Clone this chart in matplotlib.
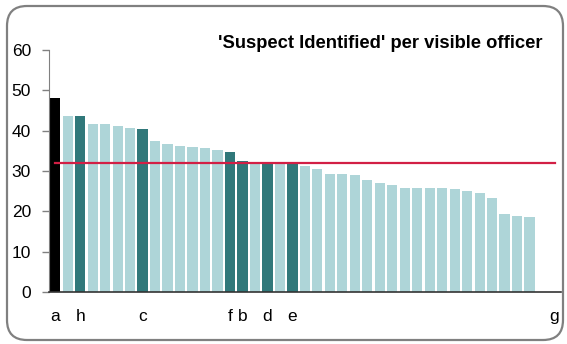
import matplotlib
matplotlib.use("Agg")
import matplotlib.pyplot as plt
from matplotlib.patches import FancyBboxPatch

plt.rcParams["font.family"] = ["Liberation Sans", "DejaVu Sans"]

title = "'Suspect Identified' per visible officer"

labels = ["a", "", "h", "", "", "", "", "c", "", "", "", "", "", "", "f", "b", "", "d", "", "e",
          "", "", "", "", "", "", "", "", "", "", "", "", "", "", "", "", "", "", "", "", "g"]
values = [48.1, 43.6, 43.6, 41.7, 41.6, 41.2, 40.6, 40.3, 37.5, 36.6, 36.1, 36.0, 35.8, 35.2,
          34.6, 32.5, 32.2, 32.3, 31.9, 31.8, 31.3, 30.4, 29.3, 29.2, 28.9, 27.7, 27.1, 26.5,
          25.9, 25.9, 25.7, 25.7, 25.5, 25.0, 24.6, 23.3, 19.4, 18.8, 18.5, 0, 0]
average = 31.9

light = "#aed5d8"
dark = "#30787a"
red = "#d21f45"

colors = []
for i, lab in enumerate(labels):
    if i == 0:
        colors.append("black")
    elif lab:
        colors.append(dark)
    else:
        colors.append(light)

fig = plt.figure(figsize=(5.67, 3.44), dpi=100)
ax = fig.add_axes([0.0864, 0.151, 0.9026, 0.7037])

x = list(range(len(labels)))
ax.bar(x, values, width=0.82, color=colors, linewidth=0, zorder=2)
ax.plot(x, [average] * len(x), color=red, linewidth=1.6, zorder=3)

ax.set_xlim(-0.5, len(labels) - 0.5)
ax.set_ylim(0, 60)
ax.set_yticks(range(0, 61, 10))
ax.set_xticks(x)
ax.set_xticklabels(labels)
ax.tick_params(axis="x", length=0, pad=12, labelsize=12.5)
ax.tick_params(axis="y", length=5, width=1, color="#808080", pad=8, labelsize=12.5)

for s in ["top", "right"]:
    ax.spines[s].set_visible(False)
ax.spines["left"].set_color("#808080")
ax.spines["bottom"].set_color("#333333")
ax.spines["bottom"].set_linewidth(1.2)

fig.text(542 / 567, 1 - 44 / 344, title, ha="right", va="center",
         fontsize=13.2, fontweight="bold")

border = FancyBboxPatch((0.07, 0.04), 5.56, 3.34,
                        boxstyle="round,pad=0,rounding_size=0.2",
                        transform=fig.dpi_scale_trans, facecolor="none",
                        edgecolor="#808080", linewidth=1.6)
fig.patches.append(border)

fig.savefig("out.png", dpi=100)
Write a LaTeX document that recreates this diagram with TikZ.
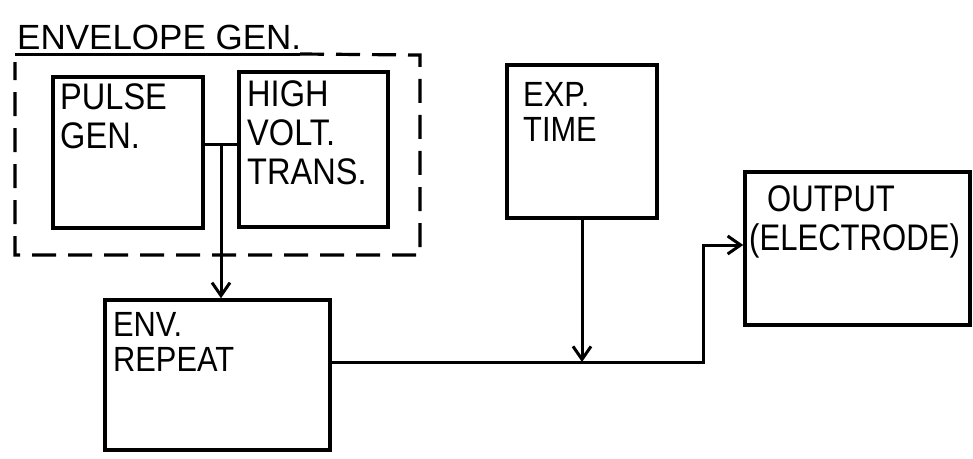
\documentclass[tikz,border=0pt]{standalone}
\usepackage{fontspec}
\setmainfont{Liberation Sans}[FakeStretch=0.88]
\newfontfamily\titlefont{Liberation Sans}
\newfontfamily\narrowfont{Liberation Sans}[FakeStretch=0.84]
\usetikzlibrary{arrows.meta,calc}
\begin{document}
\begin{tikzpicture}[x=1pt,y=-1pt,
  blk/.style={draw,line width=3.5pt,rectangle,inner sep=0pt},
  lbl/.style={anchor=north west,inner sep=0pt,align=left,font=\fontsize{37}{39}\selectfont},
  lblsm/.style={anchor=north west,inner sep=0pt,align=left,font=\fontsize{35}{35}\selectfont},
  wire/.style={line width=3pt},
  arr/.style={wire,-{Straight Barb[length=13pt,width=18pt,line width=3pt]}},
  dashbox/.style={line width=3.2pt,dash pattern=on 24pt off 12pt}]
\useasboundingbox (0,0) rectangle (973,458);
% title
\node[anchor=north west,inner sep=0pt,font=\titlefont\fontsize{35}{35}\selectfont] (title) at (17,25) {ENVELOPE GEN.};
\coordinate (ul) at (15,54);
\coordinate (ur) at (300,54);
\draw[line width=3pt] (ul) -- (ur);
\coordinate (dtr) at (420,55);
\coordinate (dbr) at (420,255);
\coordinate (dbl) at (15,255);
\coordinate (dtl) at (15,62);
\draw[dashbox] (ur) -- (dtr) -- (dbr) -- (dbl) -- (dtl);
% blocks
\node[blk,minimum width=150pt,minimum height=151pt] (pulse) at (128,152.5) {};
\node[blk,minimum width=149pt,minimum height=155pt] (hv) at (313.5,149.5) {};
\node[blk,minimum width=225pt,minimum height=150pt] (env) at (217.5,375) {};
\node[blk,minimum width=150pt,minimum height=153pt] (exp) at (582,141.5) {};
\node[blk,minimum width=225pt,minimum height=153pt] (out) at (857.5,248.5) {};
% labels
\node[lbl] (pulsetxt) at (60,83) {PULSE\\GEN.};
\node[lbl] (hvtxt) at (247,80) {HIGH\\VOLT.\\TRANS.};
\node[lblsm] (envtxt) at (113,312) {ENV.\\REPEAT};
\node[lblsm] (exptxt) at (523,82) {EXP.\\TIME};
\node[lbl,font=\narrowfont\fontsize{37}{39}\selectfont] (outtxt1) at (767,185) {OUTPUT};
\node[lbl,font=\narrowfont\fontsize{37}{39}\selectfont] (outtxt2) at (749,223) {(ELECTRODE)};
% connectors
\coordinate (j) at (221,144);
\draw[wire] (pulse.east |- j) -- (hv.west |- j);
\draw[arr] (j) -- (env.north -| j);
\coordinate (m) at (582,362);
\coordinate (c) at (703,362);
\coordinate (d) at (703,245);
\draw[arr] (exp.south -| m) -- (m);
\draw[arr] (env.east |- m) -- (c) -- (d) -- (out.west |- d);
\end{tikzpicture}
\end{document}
□ □ □ □
Problem to solve
Only a number is wanted: how many lines of the material include the word "this".

Final result
2